Data lines -
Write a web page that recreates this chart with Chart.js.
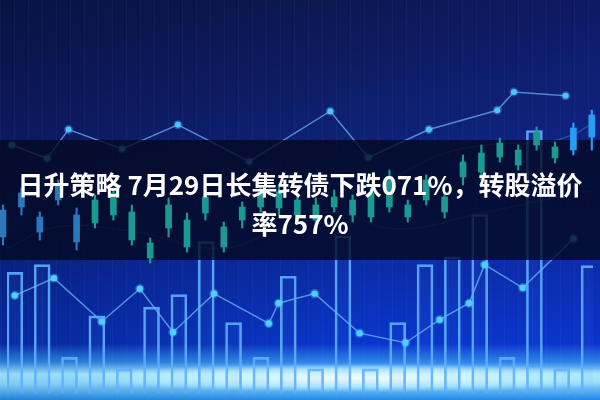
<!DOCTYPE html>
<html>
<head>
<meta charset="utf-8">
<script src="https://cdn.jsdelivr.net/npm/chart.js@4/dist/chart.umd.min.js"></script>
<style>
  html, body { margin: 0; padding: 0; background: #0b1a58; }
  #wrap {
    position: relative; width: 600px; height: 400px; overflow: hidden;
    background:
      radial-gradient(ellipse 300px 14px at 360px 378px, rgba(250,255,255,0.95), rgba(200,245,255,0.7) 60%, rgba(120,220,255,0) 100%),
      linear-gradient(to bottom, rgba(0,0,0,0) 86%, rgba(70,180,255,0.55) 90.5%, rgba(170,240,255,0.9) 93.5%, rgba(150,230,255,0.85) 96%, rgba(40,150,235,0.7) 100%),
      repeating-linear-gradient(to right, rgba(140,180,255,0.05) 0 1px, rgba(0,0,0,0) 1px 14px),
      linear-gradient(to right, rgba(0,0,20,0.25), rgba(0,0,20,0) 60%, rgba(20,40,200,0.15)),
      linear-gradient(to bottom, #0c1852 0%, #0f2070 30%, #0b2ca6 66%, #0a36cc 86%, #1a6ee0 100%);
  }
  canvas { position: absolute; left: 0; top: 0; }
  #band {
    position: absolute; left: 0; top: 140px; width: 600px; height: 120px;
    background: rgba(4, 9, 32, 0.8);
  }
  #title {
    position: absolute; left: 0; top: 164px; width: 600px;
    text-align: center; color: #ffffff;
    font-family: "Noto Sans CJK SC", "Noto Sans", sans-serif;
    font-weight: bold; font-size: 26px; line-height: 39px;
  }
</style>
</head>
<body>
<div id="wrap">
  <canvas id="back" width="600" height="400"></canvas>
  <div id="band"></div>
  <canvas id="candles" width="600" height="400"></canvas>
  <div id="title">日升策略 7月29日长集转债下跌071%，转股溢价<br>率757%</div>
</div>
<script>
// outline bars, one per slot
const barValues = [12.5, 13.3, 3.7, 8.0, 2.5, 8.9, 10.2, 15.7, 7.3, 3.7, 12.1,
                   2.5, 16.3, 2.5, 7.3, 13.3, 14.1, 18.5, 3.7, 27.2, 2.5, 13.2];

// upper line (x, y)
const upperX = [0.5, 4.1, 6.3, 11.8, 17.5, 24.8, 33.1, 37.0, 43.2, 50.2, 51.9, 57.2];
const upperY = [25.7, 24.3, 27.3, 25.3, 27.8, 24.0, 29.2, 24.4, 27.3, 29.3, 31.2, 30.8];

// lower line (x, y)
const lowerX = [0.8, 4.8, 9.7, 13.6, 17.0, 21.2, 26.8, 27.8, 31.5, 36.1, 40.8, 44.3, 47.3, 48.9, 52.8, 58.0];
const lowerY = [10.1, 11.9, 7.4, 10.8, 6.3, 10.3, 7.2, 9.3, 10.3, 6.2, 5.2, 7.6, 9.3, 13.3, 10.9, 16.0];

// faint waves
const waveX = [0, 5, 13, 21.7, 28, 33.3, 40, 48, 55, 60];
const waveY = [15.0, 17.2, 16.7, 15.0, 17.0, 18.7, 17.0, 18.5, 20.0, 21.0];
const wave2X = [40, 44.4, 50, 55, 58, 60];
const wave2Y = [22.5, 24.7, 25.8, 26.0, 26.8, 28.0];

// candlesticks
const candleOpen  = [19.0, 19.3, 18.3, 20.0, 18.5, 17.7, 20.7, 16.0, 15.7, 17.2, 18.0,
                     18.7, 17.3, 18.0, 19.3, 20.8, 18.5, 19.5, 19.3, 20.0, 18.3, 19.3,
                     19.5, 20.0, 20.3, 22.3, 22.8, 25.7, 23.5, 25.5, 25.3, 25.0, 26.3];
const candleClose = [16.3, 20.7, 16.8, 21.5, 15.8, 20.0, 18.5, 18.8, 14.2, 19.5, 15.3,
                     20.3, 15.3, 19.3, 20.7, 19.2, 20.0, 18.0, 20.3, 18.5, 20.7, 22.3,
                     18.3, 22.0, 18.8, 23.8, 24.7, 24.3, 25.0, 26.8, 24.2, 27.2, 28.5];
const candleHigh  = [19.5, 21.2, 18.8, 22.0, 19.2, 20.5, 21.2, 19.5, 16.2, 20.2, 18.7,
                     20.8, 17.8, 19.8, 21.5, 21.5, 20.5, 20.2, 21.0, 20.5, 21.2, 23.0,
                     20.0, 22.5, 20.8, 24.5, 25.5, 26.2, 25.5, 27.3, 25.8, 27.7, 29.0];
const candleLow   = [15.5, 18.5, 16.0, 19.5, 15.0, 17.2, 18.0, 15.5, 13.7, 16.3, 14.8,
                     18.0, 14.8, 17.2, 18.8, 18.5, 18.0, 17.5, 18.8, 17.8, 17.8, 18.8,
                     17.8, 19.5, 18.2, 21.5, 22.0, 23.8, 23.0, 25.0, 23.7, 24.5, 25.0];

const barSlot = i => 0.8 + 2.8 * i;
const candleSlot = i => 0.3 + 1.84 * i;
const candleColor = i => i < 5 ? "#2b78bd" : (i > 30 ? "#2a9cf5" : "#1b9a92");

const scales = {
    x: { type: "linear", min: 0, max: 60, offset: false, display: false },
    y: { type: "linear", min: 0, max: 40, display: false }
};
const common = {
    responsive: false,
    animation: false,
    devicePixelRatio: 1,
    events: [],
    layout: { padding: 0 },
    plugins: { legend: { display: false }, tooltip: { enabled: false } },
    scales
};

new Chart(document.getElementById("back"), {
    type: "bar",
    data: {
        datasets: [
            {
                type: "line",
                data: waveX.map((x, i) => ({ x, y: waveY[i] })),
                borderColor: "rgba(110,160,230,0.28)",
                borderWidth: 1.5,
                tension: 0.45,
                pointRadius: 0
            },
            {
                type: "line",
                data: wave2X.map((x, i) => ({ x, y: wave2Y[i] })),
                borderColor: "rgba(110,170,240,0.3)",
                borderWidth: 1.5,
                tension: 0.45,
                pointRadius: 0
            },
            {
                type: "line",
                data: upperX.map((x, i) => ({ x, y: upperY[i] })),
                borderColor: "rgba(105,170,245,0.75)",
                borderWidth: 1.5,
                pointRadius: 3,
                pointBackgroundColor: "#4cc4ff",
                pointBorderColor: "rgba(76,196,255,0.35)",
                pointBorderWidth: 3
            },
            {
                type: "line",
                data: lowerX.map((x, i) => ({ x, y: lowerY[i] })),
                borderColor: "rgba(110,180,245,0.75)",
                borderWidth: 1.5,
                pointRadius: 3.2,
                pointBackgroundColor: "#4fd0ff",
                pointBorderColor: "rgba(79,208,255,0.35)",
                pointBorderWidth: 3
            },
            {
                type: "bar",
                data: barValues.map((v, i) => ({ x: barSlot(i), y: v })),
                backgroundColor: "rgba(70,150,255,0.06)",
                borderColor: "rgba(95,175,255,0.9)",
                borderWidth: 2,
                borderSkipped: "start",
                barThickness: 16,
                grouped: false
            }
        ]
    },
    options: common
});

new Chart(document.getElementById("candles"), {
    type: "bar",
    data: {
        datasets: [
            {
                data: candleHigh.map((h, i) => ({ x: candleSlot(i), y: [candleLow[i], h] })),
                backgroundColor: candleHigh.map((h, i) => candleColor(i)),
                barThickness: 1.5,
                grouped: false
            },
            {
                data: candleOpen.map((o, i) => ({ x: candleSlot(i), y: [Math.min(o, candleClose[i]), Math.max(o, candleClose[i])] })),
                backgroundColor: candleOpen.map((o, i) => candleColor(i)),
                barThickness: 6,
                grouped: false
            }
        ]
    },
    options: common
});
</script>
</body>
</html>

Required work -
Write the full listing out again with every line unchanged, but include no pictures.

Answer to this problem -
Write a web page that recreates this chart with Chart.js.
<!DOCTYPE html>
<html>
<head>
<meta charset="utf-8">
<script src="https://cdn.jsdelivr.net/npm/chart.js@4/dist/chart.umd.min.js"></script>
<style>
  html, body { margin: 0; padding: 0; background: #0b1a58; }
  #wrap {
    position: relative; width: 600px; height: 400px; overflow: hidden;
    background:
      radial-gradient(ellipse 300px 14px at 360px 378px, rgba(250,255,255,0.95), rgba(200,245,255,0.7) 60%, rgba(120,220,255,0) 100%),
      linear-gradient(to bottom, rgba(0,0,0,0) 86%, rgba(70,180,255,0.55) 90.5%, rgba(170,240,255,0.9) 93.5%, rgba(150,230,255,0.85) 96%, rgba(40,150,235,0.7) 100%),
      repeating-linear-gradient(to right, rgba(140,180,255,0.05) 0 1px, rgba(0,0,0,0) 1px 14px),
      linear-gradient(to right, rgba(0,0,20,0.25), rgba(0,0,20,0) 60%, rgba(20,40,200,0.15)),
      linear-gradient(to bottom, #0c1852 0%, #0f2070 30%, #0b2ca6 66%, #0a36cc 86%, #1a6ee0 100%);
  }
  canvas { position: absolute; left: 0; top: 0; }
  #band {
    position: absolute; left: 0; top: 140px; width: 600px; height: 120px;
    background: rgba(4, 9, 32, 0.8);
  }
  #title {
    position: absolute; left: 0; top: 164px; width: 600px;
    text-align: center; color: #ffffff;
    font-family: "Noto Sans CJK SC", "Noto Sans", sans-serif;
    font-weight: bold; font-size: 26px; line-height: 39px;
  }
</style>
</head>
<body>
<div id="wrap">
  <canvas id="back" width="600" height="400"></canvas>
  <div id="band"></div>
  <canvas id="candles" width="600" height="400"></canvas>
  <div id="title">日升策略 7月29日长集转债下跌071%，转股溢价<br>率757%</div>
</div>
<script>
// outline bars, one per slot
const barValues = [12.5, 13.3, 3.7, 8.0, 2.5, 8.9, 10.2, 15.7, 7.3, 3.7, 12.1,
                   2.5, 16.3, 2.5, 7.3, 13.3, 14.1, 18.5, 3.7, 27.2, 2.5, 13.2];

// upper line (x, y)
const upperX = [0.5, 4.1, 6.3, 11.8, 17.5, 24.8, 33.1, 37.0, 43.2, 50.2, 51.9, 57.2];
const upperY = [25.7, 24.3, 27.3, 25.3, 27.8, 24.0, 29.2, 24.4, 27.3, 29.3, 31.2, 30.8];

// lower line (x, y)
const lowerX = [0.8, 4.8, 9.7, 13.6, 17.0, 21.2, 26.8, 27.8, 31.5, 36.1, 40.8, 44.3, 47.3, 48.9, 52.8, 58.0];
const lowerY = [10.1, 11.9, 7.4, 10.8, 6.3, 10.3, 7.2, 9.3, 10.3, 6.2, 5.2, 7.6, 9.3, 13.3, 10.9, 16.0];

// faint waves
const waveX = [0, 5, 13, 21.7, 28, 33.3, 40, 48, 55, 60];
const waveY = [15.0, 17.2, 16.7, 15.0, 17.0, 18.7, 17.0, 18.5, 20.0, 21.0];
const wave2X = [40, 44.4, 50, 55, 58, 60];
const wave2Y = [22.5, 24.7, 25.8, 26.0, 26.8, 28.0];

// candlesticks
const candleOpen  = [19.0, 19.3, 18.3, 20.0, 18.5, 17.7, 20.7, 16.0, 15.7, 17.2, 18.0,
                     18.7, 17.3, 18.0, 19.3, 20.8, 18.5, 19.5, 19.3, 20.0, 18.3, 19.3,
                     19.5, 20.0, 20.3, 22.3, 22.8, 25.7, 23.5, 25.5, 25.3, 25.0, 26.3];
const candleClose = [16.3, 20.7, 16.8, 21.5, 15.8, 20.0, 18.5, 18.8, 14.2, 19.5, 15.3,
                     20.3, 15.3, 19.3, 20.7, 19.2, 20.0, 18.0, 20.3, 18.5, 20.7, 22.3,
                     18.3, 22.0, 18.8, 23.8, 24.7, 24.3, 25.0, 26.8, 24.2, 27.2, 28.5];
const candleHigh  = [19.5, 21.2, 18.8, 22.0, 19.2, 20.5, 21.2, 19.5, 16.2, 20.2, 18.7,
                     20.8, 17.8, 19.8, 21.5, 21.5, 20.5, 20.2, 21.0, 20.5, 21.2, 23.0,
                     20.0, 22.5, 20.8, 24.5, 25.5, 26.2, 25.5, 27.3, 25.8, 27.7, 29.0];
const candleLow   = [15.5, 18.5, 16.0, 19.5, 15.0, 17.2, 18.0, 15.5, 13.7, 16.3, 14.8,
                     18.0, 14.8, 17.2, 18.8, 18.5, 18.0, 17.5, 18.8, 17.8, 17.8, 18.8,
                     17.8, 19.5, 18.2, 21.5, 22.0, 23.8, 23.0, 25.0, 23.7, 24.5, 25.0];

const barSlot = i => 0.8 + 2.8 * i;
const candleSlot = i => 0.3 + 1.84 * i;
const candleColor = i => i < 5 ? "#2b78bd" : (i > 30 ? "#2a9cf5" : "#1b9a92");

const scales = {
    x: { type: "linear", min: 0, max: 60, offset: false, display: false },
    y: { type: "linear", min: 0, max: 40, display: false }
};
const common = {
    responsive: false,
    animation: false,
    devicePixelRatio: 1,
    events: [],
    layout: { padding: 0 },
    plugins: { legend: { display: false }, tooltip: { enabled: false } },
    scales
};

new Chart(document.getElementById("back"), {
    type: "bar",
    data: {
        datasets: [
            {
                type: "line",
                data: waveX.map((x, i) => ({ x, y: waveY[i] })),
                borderColor: "rgba(110,160,230,0.28)",
                borderWidth: 1.5,
                tension: 0.45,
                pointRadius: 0
            },
            {
                type: "line",
                data: wave2X.map((x, i) => ({ x, y: wave2Y[i] })),
                borderColor: "rgba(110,170,240,0.3)",
                borderWidth: 1.5,
                tension: 0.45,
                pointRadius: 0
            },
            {
                type: "line",
                data: upperX.map((x, i) => ({ x, y: upperY[i] })),
                borderColor: "rgba(105,170,245,0.75)",
                borderWidth: 1.5,
                pointRadius: 3,
                pointBackgroundColor: "#4cc4ff",
                pointBorderColor: "rgba(76,196,255,0.35)",
                pointBorderWidth: 3
            },
            {
                type: "line",
                data: lowerX.map((x, i) => ({ x, y: lowerY[i] })),
                borderColor: "rgba(110,180,245,0.75)",
                borderWidth: 1.5,
                pointRadius: 3.2,
                pointBackgroundColor: "#4fd0ff",
                pointBorderColor: "rgba(79,208,255,0.35)",
                pointBorderWidth: 3
            },
            {
                type: "bar",
                data: barValues.map((v, i) => ({ x: barSlot(i), y: v })),
                backgroundColor: "rgba(70,150,255,0.06)",
                borderColor: "rgba(95,175,255,0.9)",
                borderWidth: 2,
                borderSkipped: "start",
                barThickness: 16,
                grouped: false
            }
        ]
    },
    options: common
});

new Chart(document.getElementById("candles"), {
    type: "bar",
    data: {
        datasets: [
            {
                data: candleHigh.map((h, i) => ({ x: candleSlot(i), y: [candleLow[i], h] })),
                backgroundColor: candleHigh.map((h, i) => candleColor(i)),
                barThickness: 1.5,
                grouped: false
            },
            {
                data: candleOpen.map((o, i) => ({ x: candleSlot(i), y: [Math.min(o, candleClose[i]), Math.max(o, candleClose[i])] })),
                backgroundColor: candleOpen.map((o, i) => candleColor(i)),
                barThickness: 6,
                grouped: false
            }
        ]
    },
    options: common
});
</script>
</body>
</html>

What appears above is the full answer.